**PROBLEM DETAILS:**
Write the lines out again, from the top of the material to the line containing "from matplotlib.patches import", pictures excluded.
━━━ MATERIAL FOR THE TASK ━━━
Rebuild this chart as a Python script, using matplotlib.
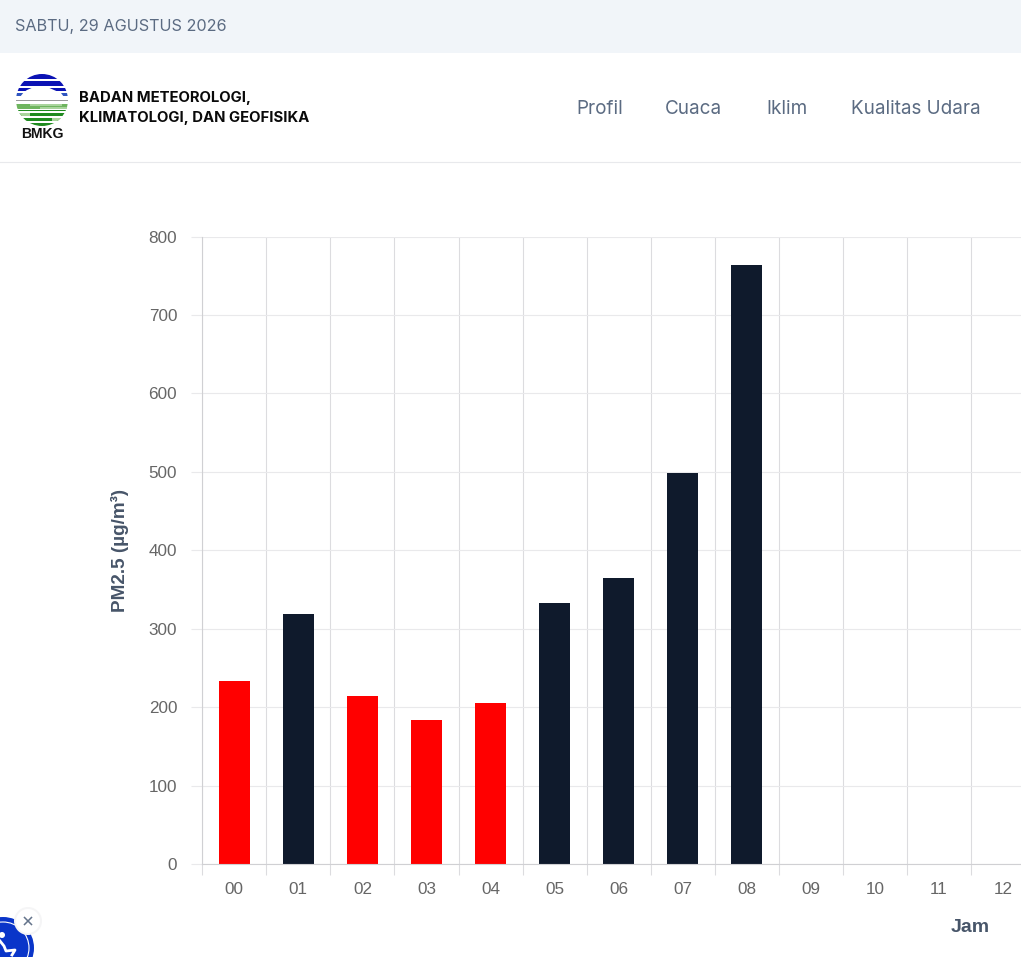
import matplotlib
matplotlib.use('Agg')
import matplotlib.pyplot as plt
from matplotlib.patches import Circle, Rectangle, Polygon

jam = ['00', '01', '02', '03', '04', '05', '06', '07', '08', '09', '10', '11', '12']
pm25 = [233, 319, 214, 184, 205, 333, 364, 498, 764]
warna = ['#ff0000', '#0f1a2c', '#ff0000', '#ff0000', '#ff0000',
         '#0f1a2c', '#0f1a2c', '#0f1a2c', '#0f1a2c']
y_ticks = [0, 100, 200, 300, 400, 500, 600, 700, 800]
menu = ['Profil', 'Cuaca', 'Iklim', 'Kualitas Udara']
menu_x = [576, 665, 766, 851]

W, H = 1021, 957
GRID = '#dcdcdf'

fig = plt.figure(figsize=(W / 100, H / 100), dpi=100, facecolor='white')

# chart, x range runs past the right edge like in the page
ax = fig.add_axes([202.2 / W, 1 - 864 / H, (W - 202.2) / W, (864 - 236.5) / H])
ax.bar(range(len(pm25)), pm25, width=0.485, color=warna, zorder=3)
ax.set_xlim(-0.5, -0.5 + (W - 202.2) / 64.08)
ax.set_ylim(0, 800)
ax.set_yticks(y_ticks)
ax.set_xticks(range(len(jam)))
ax.set_xticklabels(jam)
ax.set_xticks([i - 0.5 for i in range(len(jam))], minor=True)
ax.grid(True, which='minor', axis='x', color=GRID, lw=0.8, zorder=1)
ax.grid(True, which='major', axis='y', color='#e9e9eb', lw=0.8, zorder=1)
ax.tick_params(axis='x', which='major', length=0, pad=13, labelsize=12.3,
               labelcolor='#666666', labelfontfamily='Liberation Sans')
ax.tick_params(axis='x', which='minor', length=8, width=0.8, color=GRID)
ax.tick_params(axis='y', length=8, width=0.8, color='#e9e9eb', pad=10, labelsize=12.3,
               labelcolor='#666666', labelfontfamily='Liberation Sans')
for s in ['top', 'right']:
    ax.spines[s].set_visible(False)
ax.spines['left'].set_color('#d0d0d3')
ax.spines['left'].set_linewidth(0.8)
ax.spines['bottom'].set_color('#d0d0d3')
ax.spines['bottom'].set_linewidth(0.8)
ax.spines['bottom'].set_zorder(4)

# page overlay in pixel coords
pg = fig.add_axes([0, 0, 1, 1], facecolor='none')
pg.set_xlim(0, W)
pg.set_ylim(H, 0)
pg.axis('off')

pg.text(120, 550.5, 'PM2.5 (µg/m³)', rotation=90, ha='center', va='center',
        family='Liberation Sans', weight='bold', fontsize=13.6, color='#475569')
pg.text(970.5, 927, 'Jam', ha='center', va='center',
        family='Liberation Sans', weight='bold', fontsize=14, color='#475569')

# header
pg.add_patch(Rectangle((0, 0), W, 53, color='#f1f5f9', lw=0))
pg.plot([0, W], [162, 162], color='#e8e9ec', lw=0.8)
pg.text(15, 26.5, 'SABTU, 29 AGUSTUS 2026', va='center', family='Inter',
        fontsize=11.7, color='#5b6b82')
pg.text(79, 98, 'BADAN METEOROLOGI,', va='center', family='Inter',
        weight='bold', fontsize=10.7, color='#0a0a0a')
pg.text(79, 118, 'KLIMATOLOGI, DAN GEOFISIKA', va='center', family='Inter',
        weight='bold', fontsize=10.7, color='#0a0a0a')
for t, x in zip(menu, menu_x):
    pg.text(x, 108.5, t, va='center', family='Inter', fontsize=13.6, color='#5b6b82')

# logo
clip = Circle((42, 100), 26, transform=pg.transData)
for y0, y1, c in [(74, 79, '#0b12b4'), (80.5, 86, '#0b12b4'), (87.5, 91, '#0b12b4'),
                  (93, 96, '#2f55c0'), (99.8, 100.8, '#9a9a9a'),
                  (104, 109, '#6fb55f'), (109.5, 111, '#1f8a1f'), (112.5, 116, '#1f8a1f'),
                  (117.5, 121, '#1f8a1f'), (122.5, 127, '#1f8a1f')]:
    r = Rectangle((16, y0), 52, y1 - y0, color=c, lw=0)
    pg.add_patch(r)
    r.set_clip_path(clip)
cloud = Polygon([(27, 90), (34, 87), (46, 86.5), (54, 90), (61, 93), (64, 97), (20, 97), (24, 92)],
                color='white', lw=0, zorder=3)
pg.add_patch(cloud)
for x0, x1, y0, y1 in [(30, 62, 104, 106), (40, 68, 106.5, 109), (16, 30, 113, 116), (52, 68, 117.5, 121)]:
    g = Rectangle((x0, y0), x1 - x0, y1 - y0, color='#a9d49c', lw=0, zorder=3)
    pg.add_patch(g)
    g.set_clip_path(clip)
pg.text(42, 134.5, 'BMKG', ha='center', va='center', family='Liberation Sans',
        weight='bold', fontsize=10.1, color='#111111')

# accessibility button, bottom left
pg.add_patch(Circle((3, 948), 31, color='#0a35c9', lw=0, zorder=4))
pg.add_patch(Circle((3, 948), 26, fill=False, ec='white', lw=0.8, zorder=5))
pg.add_patch(Circle((2, 935), 3, color='white', lw=0, zorder=5))
pg.plot([0, 4, 6, 15, 12], [941, 946, 951, 950, 955], color='white', lw=2, zorder=5)
pg.add_patch(Circle((28, 921), 14, color='#f5f5f6', lw=0, zorder=6))
pg.add_patch(Circle((28, 921), 12, color='white', lw=0, zorder=6))
pg.plot([24.5, 31.5], [917.5, 924.5], color='#64748b', lw=1.1, zorder=7)
pg.plot([24.5, 31.5], [924.5, 917.5], color='#64748b', lw=1.1, zorder=7)

fig.savefig('out.png', dpi=100)
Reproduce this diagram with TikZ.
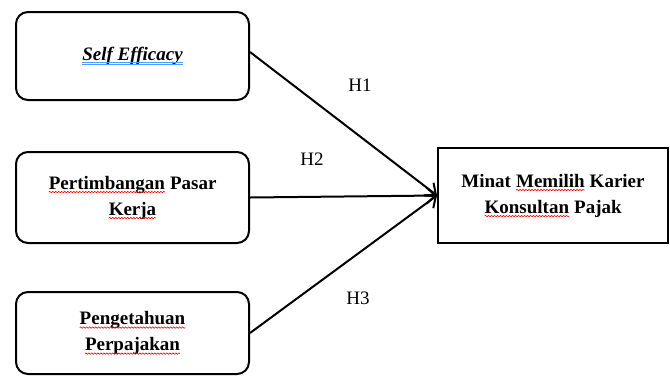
\documentclass[tikz,border=0pt]{standalone}
\usepackage{fontspec}
\setmainfont{Liberation Serif}
\usetikzlibrary{arrows.meta,decorations.pathmorphing}
\tikzset{inner/.style={inner sep=0pt,outer sep=0pt,draw=none,fill=none,rounded corners=0pt,minimum width=0pt,minimum height=0pt,anchor=base}}
\newcommand{\wv}[1]{\tikz[baseline=(w.base)]{\node[inner](w) at (0pt,0pt){#1};\draw[red,line width=0.6pt,rounded corners=0pt,decorate,decoration={snake,amplitude=0.7pt,segment length=3pt}]([yshift=-3pt]w.base west)--([yshift=-3pt]w.base east);}}
\newcommand{\bluul}[1]{\tikz[baseline=(w.base)]{\node[inner](w) at (0pt,0pt){#1};\draw[blue!55!cyan!70!white,line width=0.6pt,rounded corners=0pt]([yshift=-2pt]w.base west)--([yshift=-2pt]w.base east);\draw[blue!55!cyan!70!white,line width=0.6pt,rounded corners=0pt]([yshift=-3.8pt]w.base west)--([yshift=-3.8pt]w.base east);}}
\begin{document}
\begin{tikzpicture}[x=1pt,y=-1pt,
  txt/.style={font=\bfseries\fontsize{19}{26}\selectfont,align=center},
  rbox/.style={txt,draw,line width=2pt,rounded corners=12pt,minimum width=233pt,inner sep=0pt},
  sbox/.style={txt,draw,line width=2pt,minimum width=230pt,minimum height=95pt,inner sep=0pt},
  arr/.style={line width=2pt,-{Straight Barb[length=9pt,width=16pt,line width=2pt]}},
  lab/.style={font=\fontsize{19}{22}\selectfont,inner sep=0pt}]
\useasboundingbox (0,0) rectangle (670,376);
\node[rbox,minimum height=88pt] (b1) at (132.5,56) {\bluul{\textit{Self Efficacy}}};
\node[rbox,minimum height=91pt] (b2) at (132.5,197.5) {\wv{Pertimbangan} Pasar\\\wv{Kerja}};
\node[rbox,minimum height=82pt] (b3) at (132.5,333) {\wv{Pengetahuan}\\\wv{Perpajakan}};
\node[sbox] (r) at (553,195.5) {Minat \wv{Memilih} Karier\\\wv{Konsultan} Pajak};
\draw[arr] ([yshift=4pt]b1.east) -- (r.west);
\draw[arr] (b2.east) -- (r.west);
\draw[arr] (b3.east) -- (r.west);
\node[lab] (h1) at (360,85) {H1};
\node[lab] (h2) at (312,159) {H2};
\node[lab] (h3) at (358,298) {H3};
\end{tikzpicture}
\end{document}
━━━
**TASK ANSWER:**
Rebuild this chart as a Python script, using matplotlib.
import matplotlib
matplotlib.use('Agg')
import matplotlib.pyplot as plt
from matplotlib.patches import Circle, Rectangle, Polygon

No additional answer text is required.